Derbhile Dromey‘s first novel, The Pink Cage, was published in June 2011 by Book Republic. Derbhile is a full-time writer with many strings to her writing bow: fiction, journalism, editing, and creative writing teaching. She is also keen to help other people achieve their writing dreams and is launching a Prepare to Publish Service, offering manuscript evaluations and lists of places to send manuscripts. Orla chatted to Derbhile  about getting published as a new writer, the pros and cons of working with a “non-traditional” publisher, and the best ways for new writers to promote themselves and their work.

OS: Derbhile, congratulations on the publication of The Pink Cage. The book is published by Book Republic, a small, new, non-traditional publisher. How did you establish contact with this publisher? Can you describe the steps leading to publication of your book?

DD: I finished the book in May of last year and immediately started sending it out. I began with Irish publishers and agents, then moved to British agents and publishers who took email submissions. I then hit a wall because most of the publishers and agents required SAEs and Irish post offices don’t supply International Reply Coupons that the publishers and agents could use as stamps. But most were happy to reply when I explained this.

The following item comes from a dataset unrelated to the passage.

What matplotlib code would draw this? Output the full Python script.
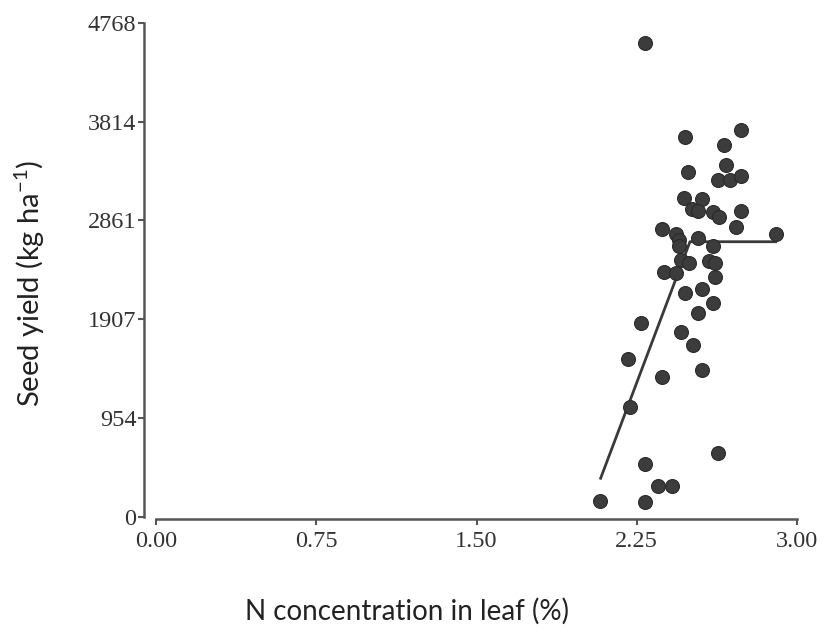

I had a total of 27 rejections before I found Book Republic. I had fully expected to get at least 30. After a ‘positive rejection’ from a British agent who had taken the time to write an encouraging note with her form slip, I had a spurt of energy and went onto the site, a new resource for Irish writers, which had a list of current publishers. I had been thinking that a small, independent publisher would be a good way to go. They would bear the cost of bringing out the book and I was willing to promote it. Book Republic were listed on I submitted to them and three days later got an email to say they were interested.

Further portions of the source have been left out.